Do most people in Japan understand what it means to be transgender?
No, I don’t think so and that is causing a lot of the issues. I think the struggles of transgender people are so invisible in Japan that their everyday experiences are not known, let alone the discriminatory and abusive laws our government forces on them. Because of this, there’s very little sympathy within Japanese society, not because Japanese people are not sympathetic, but rather they just don’t know about their suffering. If there were more visibility, I do think the situation could change dramatically.
One thing that’s worth noting is that when I speak to people about these issues, they are always shocked that anyone could be forced to be sterilized.
Do you think Human Rights Watch’s report can help achieve social change?

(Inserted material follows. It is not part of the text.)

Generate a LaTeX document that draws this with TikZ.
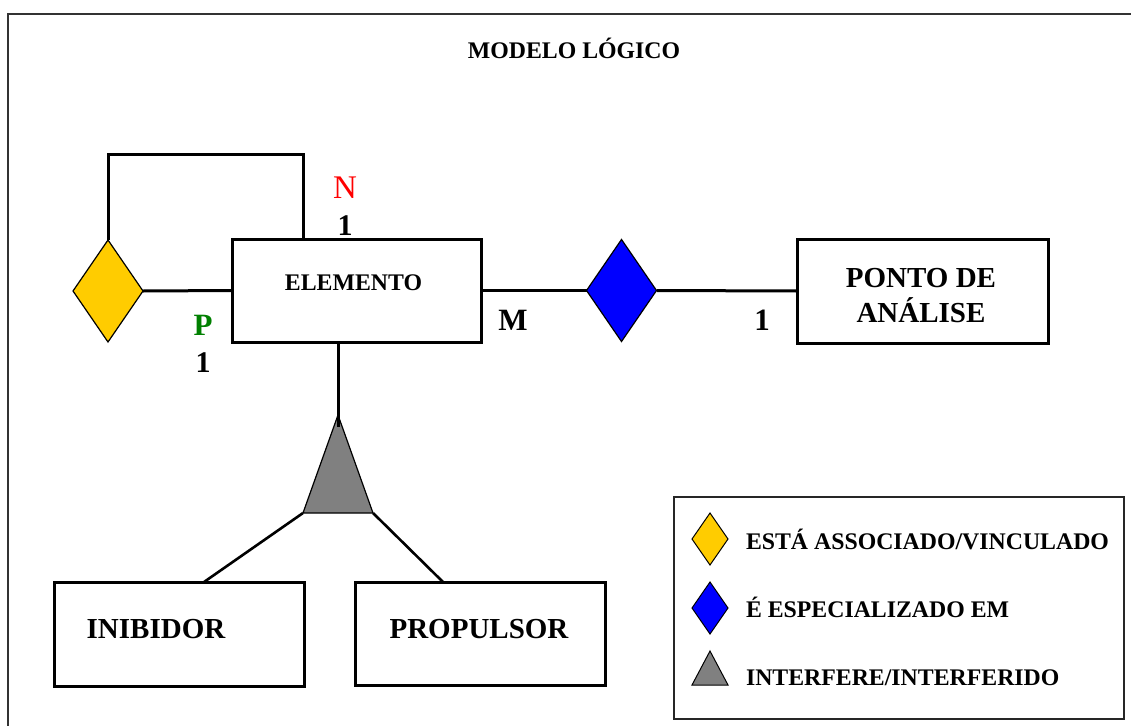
\documentclass[tikz,border=0pt]{standalone}
\usepackage{fontspec}
\setmainfont{Liberation Serif}
\usetikzlibrary{shapes.geometric,calc}

\definecolor{assocfill}{HTML}{FFCC00}
\definecolor{specfill}{HTML}{0000FF}
\definecolor{interfill}{HTML}{808080}
\definecolor{cardred}{HTML}{FF0000}
\definecolor{cardgreen}{HTML}{008000}

\begin{document}
\begin{tikzpicture}[x=1pt,y=-1pt,
  every node/.style={inner sep=0pt, outer sep=0pt},
  entitybox/.style={draw, line width=3pt, rectangle, fill=white},
  relation/.style={draw, line width=1.2pt, diamond, minimum width=70pt, minimum height=102pt},
  keyrelation/.style={draw, line width=1pt, diamond, minimum width=36pt, minimum height=52pt},
  link/.style={line width=3pt},
  bigtext/.style={font=\fontsize{29}{33}\selectfont\bfseries, anchor=base},
  smalltext/.style={font=\fontsize{23.8}{28}\selectfont\bfseries, anchor=base},
  cardtext/.style={font=\fontsize{31}{31}\selectfont\bfseries, anchor=base},
]
\clip (0,0) rectangle (1131,725);
\fill[white] (0,0) rectangle (1131,725);

% outer frame
\draw[line width=1.3pt, draw=black!80] (8,14) rectangle (1180,780);

% title
\node[smalltext] (title) at (574,58.5) {MODELO LÓGICO};

% entities
\node[entitybox, minimum width=249pt, minimum height=103pt] (elem) at (356.5,290.5) {};
\node[smalltext] (elemtext) at (353.5,290) {ELEMENTO};

\node[entitybox, minimum width=251pt, minimum height=104pt] (ponto) at (922.5,291) {};
\node[bigtext] (pontotext1) at (921,287) {PONTO DE};
\node[bigtext] (pontotext2) at (921,322) {ANÁLISE};

\node[entitybox, minimum width=250pt, minimum height=104pt] (inib) at (179,634) {};
\node[bigtext] (inibtext) at (156,638) {INIBIDOR};

\node[entitybox, minimum width=250pt, minimum height=103pt] (prop) at (480,633.5) {};
\node[bigtext] (proptext) at (479,638) {PROPULSOR};

% relationships
\node[relation, fill=assocfill] (assoc) at (108,291) {};
\node[relation, fill=specfill] (spec) at (621.5,290.5) {};

\coordinate (tA) at (338,415);
\coordinate (tL) at (303,513);
\coordinate (tR) at (373,513);
\draw[line width=1.2pt, fill=interfill, line join=round] (tA) -- (tL) -- (tR) -- cycle;

% connectors
\coordinate (loop) at (303,154);
\draw[link] (assoc.north) |- (loop) -- (loop |- elem.north);
\draw[link] (assoc.east) -- (elem.west);
\draw[link] (elem.east) -- (spec.west);
\draw[link] (spec.east) -- (ponto.west);
\draw[link] ([xshift=-18.5pt]elem.south) -- ($(tA)+(0,12)$);
\draw[line width=2.6pt] (tL) -- ([xshift=25pt]inib.north);
\draw[line width=2.6pt] (tR) -- ([xshift=-37pt]prop.north);

% cardinalities
\node[cardtext, text=cardred, font=\fontsize{33}{33}\selectfont] (cardN) at (345,198) {N};
\node[cardtext, font=\fontsize{30}{30}\selectfont\bfseries] (cardNone) at (345,235) {1};
\node[cardtext, text=cardgreen] (cardP) at (203,335) {P};
\node[cardtext, font=\fontsize{30}{30}\selectfont\bfseries] (cardPone) at (203,372) {1};
\node[cardtext] (cardM) at (513,330) {M};
\node[cardtext] (cardMone) at (762,330) {1};

% key
\node[draw, line width=1.5pt, draw=black!85, minimum width=450pt, minimum height=222pt, anchor=north west] (key) at (674,497) {};
\node[keyrelation, fill=assocfill] (keyassoc) at (710,539) {};
\node[keyrelation, fill=specfill] (keyspec) at (710,608) {};
\coordinate (kA) at (710,651);
\coordinate (kL) at (692,685);
\coordinate (kR) at (728,685);
\draw[line width=1pt, fill=interfill] (kA) -- (kL) -- (kR) -- cycle;
\node[smalltext, anchor=base west] (keyassoctext) at (746,549) {ESTÁ ASSOCIADO/VINCULADO};
\node[smalltext, anchor=base west] (keyspectext) at (746,617) {É ESPECIALIZADO EM};
\node[smalltext, anchor=base west] (keyintertext) at (746,685) {INTERFERE/INTERFERIDO};
\end{tikzpicture}
\end{document}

Absolutely. What this report does is put faces to the previously hidden suffering of transgender people. We are hearing the experiences of transgender people.
For example, a transgender woman we spoke to did not have the surgery because of the risks involved. She spoke about daily humiliations she had to face just by living. She had to choose between being legally recognized or being able to have her own child. Her story is not something people in Japan would have heard of before.
I have hope in the Japanese people that once they know these things, they will act.